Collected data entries

◇ ◇ ◇ ◇ ◇

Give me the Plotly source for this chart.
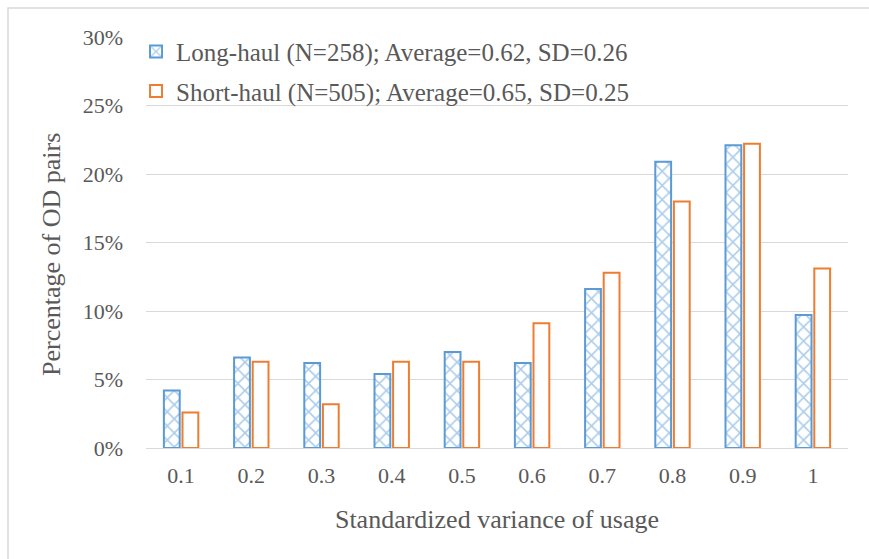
import plotly.graph_objects as go

categories = ["0.1", "0.2", "0.3", "0.4", "0.5", "0.6", "0.7", "0.8", "0.9", "1"]
long_haul = [4.2, 6.6, 6.2, 5.4, 7.0, 6.2, 11.6, 20.9, 22.1, 9.7]
short_haul = [2.6, 6.3, 3.2, 6.3, 6.3, 9.1, 12.8, 18.0, 22.2, 13.1]
long_name = "Long-haul (N=258); Average=0.62, SD=0.26"
short_name = "Short-haul (N=505); Average=0.65, SD=0.25"

BLUE = "#5b9bd5"
ORANGE = "#ed7d31"
TXT = "#595959"
FONT = '"Liberation Serif", "Times New Roman", serif'

fig = go.Figure()
fig.add_trace(go.Bar(
    x=categories, y=long_haul, name=long_name, legendgroup="a",
    marker=dict(color="white", line=dict(color=BLUE, width=2),
                pattern=dict(shape="x", fgcolor=BLUE, bgcolor="white", size=10, solidity=0.3)),
))
fig.add_trace(go.Bar(
    x=categories, y=short_haul, name=short_name, legendgroup="b",
    marker=dict(color="white", line=dict(color=ORANGE, width=2)),
))

L, R, T, B = 146, 21, 37, 111
W, H = 869, 559
pw, ph = W - L - R, H - T - B

fig.update_layout(
    width=W, height=H,
    margin=dict(l=L, r=R, t=T, b=B),
    paper_bgcolor="white", plot_bgcolor="white",
    font=dict(family=FONT, size=22, color=TXT),
    bargap=0.47, bargroupgap=0.15,
    showlegend=True,
    legend=dict(x=-0.0142, y=1.02, xanchor="left", yanchor="top", bgcolor="rgba(0,0,0,0)",
                font=dict(family=FONT, size=25, color=TXT), tracegroupgap=4,
                itemwidth=30),
    xaxis=dict(showgrid=False, showline=True, linecolor="#d9d9d9", linewidth=1,
               ticks="", tickfont=dict(size=22), ticklabelstandoff=8, automargin=False,
               title=dict(text="Standardized variance of usage", standoff=22, font=dict(size=26))),
    yaxis=dict(range=[0, 30], dtick=5, ticksuffix="%", showgrid=True, gridcolor="#d9d9d9",
               gridwidth=1, zeroline=False, showline=False, ticks="", automargin=False,
               tickfont=dict(size=22), ticklabelstandoff=22),
    annotations=[dict(text="Percentage of OD pairs", textangle=-90, showarrow=False,
                      xref="paper", yref="paper", x=(51 - L) / pw, y=1 - (255 - T) / ph,
                      xanchor="center", yanchor="middle",
                      font=dict(family=FONT, size=26, color=TXT))],
    shapes=[dict(type="rect", xref="paper", yref="paper",
                 x0=(8 - L) / pw, x1=1.2, y0=-0.5, y1=1 + (T - 8) / ph,
                 line=dict(color="#d9d9d9", width=1.5), fillcolor="rgba(0,0,0,0)", layer="below")],
)

fig.write_html("out.html")
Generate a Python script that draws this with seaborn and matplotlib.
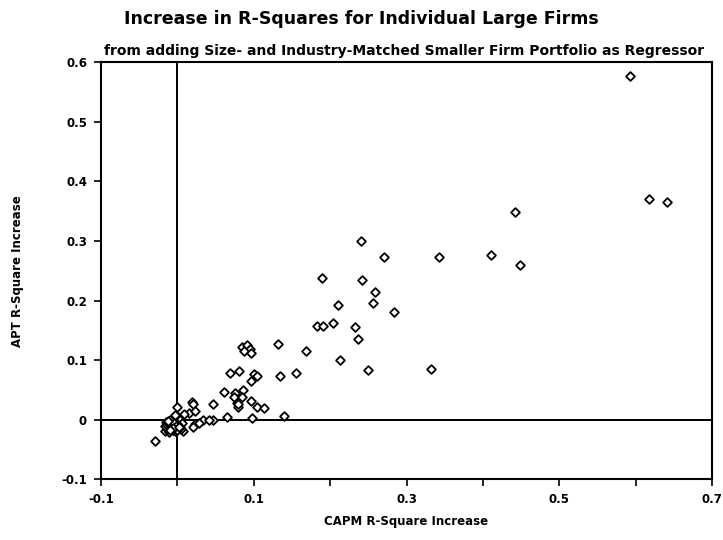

◇ ◇ ◇ ◇ ◇

Without the pictures, output the full listing exactly as it stands.

§ TASK SOLUTION
Give me the Plotly source for this chart.
import plotly.graph_objects as go

categories = ["0.1", "0.2", "0.3", "0.4", "0.5", "0.6", "0.7", "0.8", "0.9", "1"]
long_haul = [4.2, 6.6, 6.2, 5.4, 7.0, 6.2, 11.6, 20.9, 22.1, 9.7]
short_haul = [2.6, 6.3, 3.2, 6.3, 6.3, 9.1, 12.8, 18.0, 22.2, 13.1]
long_name = "Long-haul (N=258); Average=0.62, SD=0.26"
short_name = "Short-haul (N=505); Average=0.65, SD=0.25"

BLUE = "#5b9bd5"
ORANGE = "#ed7d31"
TXT = "#595959"
FONT = '"Liberation Serif", "Times New Roman", serif'

fig = go.Figure()
fig.add_trace(go.Bar(
    x=categories, y=long_haul, name=long_name, legendgroup="a",
    marker=dict(color="white", line=dict(color=BLUE, width=2),
                pattern=dict(shape="x", fgcolor=BLUE, bgcolor="white", size=10, solidity=0.3)),
))
fig.add_trace(go.Bar(
    x=categories, y=short_haul, name=short_name, legendgroup="b",
    marker=dict(color="white", line=dict(color=ORANGE, width=2)),
))

L, R, T, B = 146, 21, 37, 111
W, H = 869, 559
pw, ph = W - L - R, H - T - B

fig.update_layout(
    width=W, height=H,
    margin=dict(l=L, r=R, t=T, b=B),
    paper_bgcolor="white", plot_bgcolor="white",
    font=dict(family=FONT, size=22, color=TXT),
    bargap=0.47, bargroupgap=0.15,
    showlegend=True,
    legend=dict(x=-0.0142, y=1.02, xanchor="left", yanchor="top", bgcolor="rgba(0,0,0,0)",
                font=dict(family=FONT, size=25, color=TXT), tracegroupgap=4,
                itemwidth=30),
    xaxis=dict(showgrid=False, showline=True, linecolor="#d9d9d9", linewidth=1,
               ticks="", tickfont=dict(size=22), ticklabelstandoff=8, automargin=False,
               title=dict(text="Standardized variance of usage", standoff=22, font=dict(size=26))),
    yaxis=dict(range=[0, 30], dtick=5, ticksuffix="%", showgrid=True, gridcolor="#d9d9d9",
               gridwidth=1, zeroline=False, showline=False, ticks="", automargin=False,
               tickfont=dict(size=22), ticklabelstandoff=22),
    annotations=[dict(text="Percentage of OD pairs", textangle=-90, showarrow=False,
                      xref="paper", yref="paper", x=(51 - L) / pw, y=1 - (255 - T) / ph,
                      xanchor="center", yanchor="middle",
                      font=dict(family=FONT, size=26, color=TXT))],
    shapes=[dict(type="rect", xref="paper", yref="paper",
                 x0=(8 - L) / pw, x1=1.2, y0=-0.5, y1=1 + (T - 8) / ph,
                 line=dict(color="#d9d9d9", width=1.5), fillcolor="rgba(0,0,0,0)", layer="below")],
)

fig.write_html("out.html")
Generate a Python script that draws this with seaborn and matplotlib.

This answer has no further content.